Martinsburg, meanwhile, moved from 142 at halftime to 385 yards total.

Martinsburg wide receiver Jarod Bowie admitted that maybe the Bulldogs overlooked Spring Valley, given Martinsburg’s 49-7 victory in 2016.

“We came out (in the second half) like we should have in the beginning,” Bowie said. “We made some progression, and the defensive line came out in the second half crazy.”

Spring Valley got Martinsburg’s attention right from the start, however.

The Timberwolves (11-3) cobbled together an 18-play, 81-yard drive which consumed 8:41 of the first quarter.

Isaac Howard ran 4 yards for the touchdown on the drive’s third third-down conversion. The Timberwolves also succeeded on fourth down one time.

“We took it 85 yards and took a lot of time off the clock,” Dingess said. “That’s what we had to do.”

Especially when Martinsburg tied the game on its ensuing possession, but needing only 2:42 to go 64 yards.

A 41-yard pass play from Bagent to Bowie put the Bulldogs in the Spring Valley red zone, and Bagent ran 1 yard for a tying touchdown.

Then Porter dashed 49 yards on Spring Valley’s next series. Mike Jackson stopped a two-point run, leaving the Timberwolves ahead 13-7.

“We weren’t lined up right,” Martinsburg defensive end Tavis Lee said. “That kid was making some big-time plays. He broke four or five tackles. He’s a good player.”

Martinsburg went ahead 14-13 two series later as Bagent hooked up with Bowie on a splendid 20-yard touchdown pass play as the sophomore wide receiver ran a corner route and caught the ball on the sidelines.

Bowie caught five passes for 87 yards, while Bagent, winning his second straight most valuable player award, completed 14 of 21 passes for 232 yards. The quarterback also punted once for 42 yards – just the sixth punt by Martinsburg all season.

Spring Valley responded with a nine-play, 74-yard drive that ended controversially with Mitchell Hall converting a 22-yard field goal to put the Timberwolves ahead 16-14.

Martinsburg was called for roughing the kicker, which should’ve carried an automatic first down as part of the penalty. However, the officials enforced the penalty on the kickoff, denying Spring Valley a chance to run its offense with a first-and-goal inside the 5.

“The way they were running, the probably would’ve scored a touchdown,” Walker said.

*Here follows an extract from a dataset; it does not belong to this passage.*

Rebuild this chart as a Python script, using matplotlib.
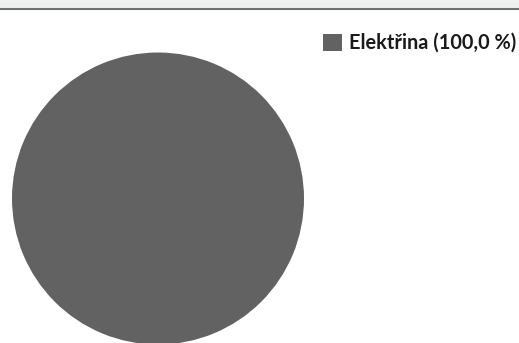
import matplotlib
matplotlib.use("Agg")
import matplotlib.pyplot as plt
from matplotlib.patches import Rectangle
from matplotlib.lines import Line2D

labels = ["Elektřina"]
shares = [100.0]
colors = ["#626262"]

W, H = 519, 343
fig = plt.figure(figsize=(W / 100, H / 100), dpi=100)
fig.patch.set_facecolor("white")

# header band and rule at the top
fig.patches.append(Rectangle((0, 1 - 8.5 / H), 1, 8.5 / H, transform=fig.transFigure,
                             facecolor="#eef0ef", edgecolor="none", zorder=0))
fig.lines.append(Line2D([0, 1], [1 - 9 / H, 1 - 9 / H], transform=fig.transFigure,
                        color="#6e6e6e", linewidth=1.5))

# pie: centre (158, 198.5) px, radius 146 px
r = 146
cx, cy = 158, 198.5
ax = fig.add_axes([(cx - r) / W, (H - cy - r) / H, 2 * r / W, 2 * r / H])
wedges, _ = ax.pie(shares, colors=colors, startangle=90, radius=1,
                   wedgeprops=dict(linewidth=0))
ax.set_xlim(-1, 1)
ax.set_ylim(-1, 1)
ax.set_aspect("equal")
ax.axis("off")

leg_labels = ["%s (%s %%)" % (l, ("%.1f" % v).replace(".", ",")) for l, v in zip(labels, shares)]
fig.legend(wedges, leg_labels, loc="upper left", bbox_to_anchor=(323 / W, 1 - 33 / H),
           frameon=False, handlelength=0.94, handleheight=0.94, handletextpad=0.38,
           borderpad=0, borderaxespad=0,
           prop=dict(family="Lato", weight="bold", size=14.3), labelcolor="#1a1a1a")

fig.savefig("out.png", dpi=100)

The field goal was it for Spring Valley, however.

Martinsburg moved back ahead 17-16 on its opening drive of the second half as Lucas Duffy hit a 22-yard field goal.

Then the Bulldogs held Spring Valley to four straight three-and-out situations and scored touchdowns after each series.

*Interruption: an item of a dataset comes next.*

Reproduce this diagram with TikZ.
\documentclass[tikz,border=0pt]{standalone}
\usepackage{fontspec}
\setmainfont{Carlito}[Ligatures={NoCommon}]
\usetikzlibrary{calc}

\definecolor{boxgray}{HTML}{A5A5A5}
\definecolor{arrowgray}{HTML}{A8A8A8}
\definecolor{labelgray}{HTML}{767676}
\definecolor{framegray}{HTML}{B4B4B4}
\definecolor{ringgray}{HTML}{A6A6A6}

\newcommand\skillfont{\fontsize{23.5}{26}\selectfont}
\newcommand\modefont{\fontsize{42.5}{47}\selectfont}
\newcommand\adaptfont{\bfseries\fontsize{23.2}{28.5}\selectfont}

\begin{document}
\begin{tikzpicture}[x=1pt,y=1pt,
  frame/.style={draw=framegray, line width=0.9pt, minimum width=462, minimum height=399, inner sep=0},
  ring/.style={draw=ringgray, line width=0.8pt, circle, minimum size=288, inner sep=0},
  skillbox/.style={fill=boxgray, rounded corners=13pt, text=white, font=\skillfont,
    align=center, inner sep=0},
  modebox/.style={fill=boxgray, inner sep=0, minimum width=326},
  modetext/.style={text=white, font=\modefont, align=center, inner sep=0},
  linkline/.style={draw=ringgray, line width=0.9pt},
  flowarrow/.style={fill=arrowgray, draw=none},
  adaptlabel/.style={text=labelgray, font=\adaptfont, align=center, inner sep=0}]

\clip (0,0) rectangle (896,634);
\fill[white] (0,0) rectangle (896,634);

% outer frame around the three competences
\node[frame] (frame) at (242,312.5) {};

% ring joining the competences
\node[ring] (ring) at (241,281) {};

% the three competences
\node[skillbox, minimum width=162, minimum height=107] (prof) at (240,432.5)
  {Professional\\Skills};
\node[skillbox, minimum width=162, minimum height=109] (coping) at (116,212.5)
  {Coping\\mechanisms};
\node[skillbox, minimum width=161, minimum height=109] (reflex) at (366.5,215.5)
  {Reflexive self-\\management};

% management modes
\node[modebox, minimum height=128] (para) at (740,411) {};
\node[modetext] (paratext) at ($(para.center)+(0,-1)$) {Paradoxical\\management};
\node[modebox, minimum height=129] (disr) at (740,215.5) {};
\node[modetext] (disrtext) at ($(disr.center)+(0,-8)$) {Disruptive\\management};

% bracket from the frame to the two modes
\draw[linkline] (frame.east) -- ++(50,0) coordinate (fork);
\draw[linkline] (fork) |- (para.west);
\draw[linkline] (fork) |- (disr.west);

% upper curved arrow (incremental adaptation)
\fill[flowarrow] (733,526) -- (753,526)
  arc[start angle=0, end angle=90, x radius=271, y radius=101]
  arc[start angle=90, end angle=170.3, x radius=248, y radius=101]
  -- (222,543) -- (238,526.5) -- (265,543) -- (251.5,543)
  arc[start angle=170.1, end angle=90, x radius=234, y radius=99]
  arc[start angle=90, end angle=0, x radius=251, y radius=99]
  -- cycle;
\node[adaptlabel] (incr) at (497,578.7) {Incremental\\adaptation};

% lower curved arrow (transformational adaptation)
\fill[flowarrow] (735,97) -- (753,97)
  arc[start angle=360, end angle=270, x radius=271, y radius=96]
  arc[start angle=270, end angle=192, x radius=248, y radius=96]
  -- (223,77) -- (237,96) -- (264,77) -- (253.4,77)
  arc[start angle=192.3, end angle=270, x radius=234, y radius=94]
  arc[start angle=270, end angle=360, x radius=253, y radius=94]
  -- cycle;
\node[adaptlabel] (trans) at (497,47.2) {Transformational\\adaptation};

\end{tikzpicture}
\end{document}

Chelto Teneval caught a 29-yard touchdown pass from Bagent, Dewayne Grantham ran 39 yards for a score then next series, Bagent broke off a 10-yard scoring run and Grantham added a 32-yard touchdown run.

Grantham, who had 18 yards rushing at halftime, finished with eight carries for 90 yards.

“We had to make sure we didn’t make stupid penalties,” Walker said. “We made some adjustments with our front. Offensively, we had to establish the run a little bit. We made some plays. I thought our speed was a factor.”

The Bulldogs were penalized six times for 51 yards in the first half and had no penalties in the second half.

“For anybody that runs for 200 yards against us, you have to give everything you have,” Bagent said. “I don’t think we would’ve played as well in the second half if they didn’t get 200 yards.”

The quarterback thought Spring Valley’s success motivated the Bulldogs.

“If they would’ve had an average first half, we wouldn’t have come out with as much energy and fire as we did in the second half.”